▸ **MATERIAL**

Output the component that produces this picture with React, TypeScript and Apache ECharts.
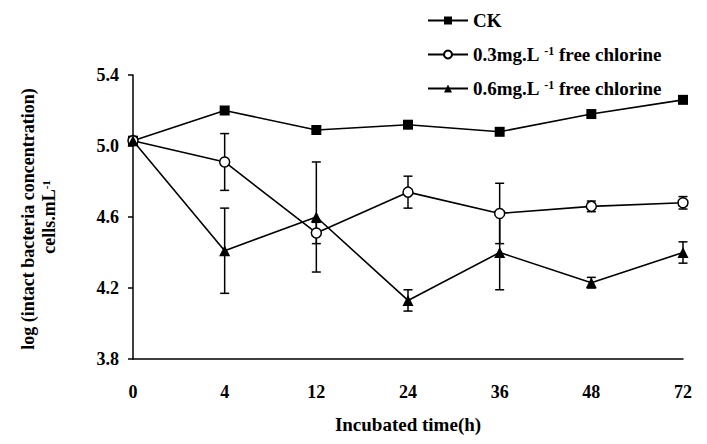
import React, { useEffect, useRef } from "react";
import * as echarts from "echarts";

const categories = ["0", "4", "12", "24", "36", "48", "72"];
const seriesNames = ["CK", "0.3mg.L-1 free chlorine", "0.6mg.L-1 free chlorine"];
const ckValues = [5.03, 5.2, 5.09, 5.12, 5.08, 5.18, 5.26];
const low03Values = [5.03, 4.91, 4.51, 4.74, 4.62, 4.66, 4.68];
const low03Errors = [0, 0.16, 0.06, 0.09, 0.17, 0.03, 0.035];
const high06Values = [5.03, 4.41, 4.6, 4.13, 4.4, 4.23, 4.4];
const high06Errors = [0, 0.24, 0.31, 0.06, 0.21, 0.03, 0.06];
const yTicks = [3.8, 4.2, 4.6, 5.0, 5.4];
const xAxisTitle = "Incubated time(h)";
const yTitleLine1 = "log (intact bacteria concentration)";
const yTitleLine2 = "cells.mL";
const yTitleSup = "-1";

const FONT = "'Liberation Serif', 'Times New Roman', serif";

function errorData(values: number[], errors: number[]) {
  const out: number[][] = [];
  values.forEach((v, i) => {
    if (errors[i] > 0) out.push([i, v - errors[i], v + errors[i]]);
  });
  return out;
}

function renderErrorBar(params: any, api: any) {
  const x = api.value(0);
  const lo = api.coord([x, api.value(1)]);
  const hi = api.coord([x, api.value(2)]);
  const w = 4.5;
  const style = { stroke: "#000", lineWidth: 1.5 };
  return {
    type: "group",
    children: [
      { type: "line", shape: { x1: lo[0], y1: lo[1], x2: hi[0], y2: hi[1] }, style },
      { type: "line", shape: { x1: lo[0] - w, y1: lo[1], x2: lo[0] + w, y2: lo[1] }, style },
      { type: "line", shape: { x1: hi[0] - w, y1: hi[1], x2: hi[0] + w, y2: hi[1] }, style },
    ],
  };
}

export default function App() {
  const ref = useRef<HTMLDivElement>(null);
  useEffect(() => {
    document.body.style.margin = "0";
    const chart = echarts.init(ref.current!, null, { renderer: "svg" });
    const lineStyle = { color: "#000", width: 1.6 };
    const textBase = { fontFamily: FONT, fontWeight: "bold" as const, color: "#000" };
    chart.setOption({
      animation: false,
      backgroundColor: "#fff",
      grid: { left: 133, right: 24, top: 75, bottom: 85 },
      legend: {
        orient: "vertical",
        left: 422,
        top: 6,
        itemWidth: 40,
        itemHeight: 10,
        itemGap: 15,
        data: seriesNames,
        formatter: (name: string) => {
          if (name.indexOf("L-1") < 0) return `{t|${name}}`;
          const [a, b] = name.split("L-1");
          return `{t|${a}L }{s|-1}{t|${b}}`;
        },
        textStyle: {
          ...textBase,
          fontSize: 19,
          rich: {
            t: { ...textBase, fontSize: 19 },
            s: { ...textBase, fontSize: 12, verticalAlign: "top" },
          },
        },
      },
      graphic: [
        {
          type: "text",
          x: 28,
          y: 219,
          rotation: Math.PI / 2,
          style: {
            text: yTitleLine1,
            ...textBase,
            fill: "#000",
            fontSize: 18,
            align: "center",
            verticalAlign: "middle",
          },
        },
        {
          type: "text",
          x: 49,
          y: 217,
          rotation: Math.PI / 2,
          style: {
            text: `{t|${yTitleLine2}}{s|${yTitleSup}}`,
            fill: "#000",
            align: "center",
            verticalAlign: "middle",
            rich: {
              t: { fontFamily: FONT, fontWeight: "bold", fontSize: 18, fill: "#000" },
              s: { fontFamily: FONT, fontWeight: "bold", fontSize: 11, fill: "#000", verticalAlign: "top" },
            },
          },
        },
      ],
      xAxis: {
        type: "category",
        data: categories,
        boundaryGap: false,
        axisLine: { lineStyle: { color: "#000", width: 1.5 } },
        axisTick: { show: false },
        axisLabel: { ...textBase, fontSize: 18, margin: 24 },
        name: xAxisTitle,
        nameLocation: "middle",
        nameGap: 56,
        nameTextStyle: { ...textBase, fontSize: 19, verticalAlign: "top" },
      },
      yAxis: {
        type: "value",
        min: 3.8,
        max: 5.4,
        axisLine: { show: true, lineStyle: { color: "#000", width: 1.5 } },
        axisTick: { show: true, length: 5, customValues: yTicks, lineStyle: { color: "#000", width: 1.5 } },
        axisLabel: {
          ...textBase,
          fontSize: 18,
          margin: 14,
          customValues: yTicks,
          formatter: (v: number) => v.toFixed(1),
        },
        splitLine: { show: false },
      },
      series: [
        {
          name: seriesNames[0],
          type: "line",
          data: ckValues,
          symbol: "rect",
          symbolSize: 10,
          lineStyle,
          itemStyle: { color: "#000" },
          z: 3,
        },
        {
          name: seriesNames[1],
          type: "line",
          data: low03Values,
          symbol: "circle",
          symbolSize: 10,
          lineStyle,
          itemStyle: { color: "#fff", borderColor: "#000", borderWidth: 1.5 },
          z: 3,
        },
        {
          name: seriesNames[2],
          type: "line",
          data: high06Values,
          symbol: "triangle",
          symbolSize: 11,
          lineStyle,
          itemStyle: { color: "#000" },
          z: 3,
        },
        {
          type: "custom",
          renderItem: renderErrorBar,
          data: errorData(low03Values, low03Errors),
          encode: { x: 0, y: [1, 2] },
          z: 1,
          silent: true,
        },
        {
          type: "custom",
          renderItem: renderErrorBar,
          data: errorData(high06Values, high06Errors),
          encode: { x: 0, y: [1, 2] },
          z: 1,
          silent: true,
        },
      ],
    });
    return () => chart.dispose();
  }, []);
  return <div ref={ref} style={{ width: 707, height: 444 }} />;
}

▸ **WHAT THE TASK ASKS**
Emit the lines of the material exactly, from its first line to the line containing "import * as", inclusive; leave every picture out.

▸ **TASK RESULT**
Output the component that produces this picture with React, TypeScript and Apache ECharts.
import React, { useEffect, useRef } from "react";
import * as echarts from "echarts";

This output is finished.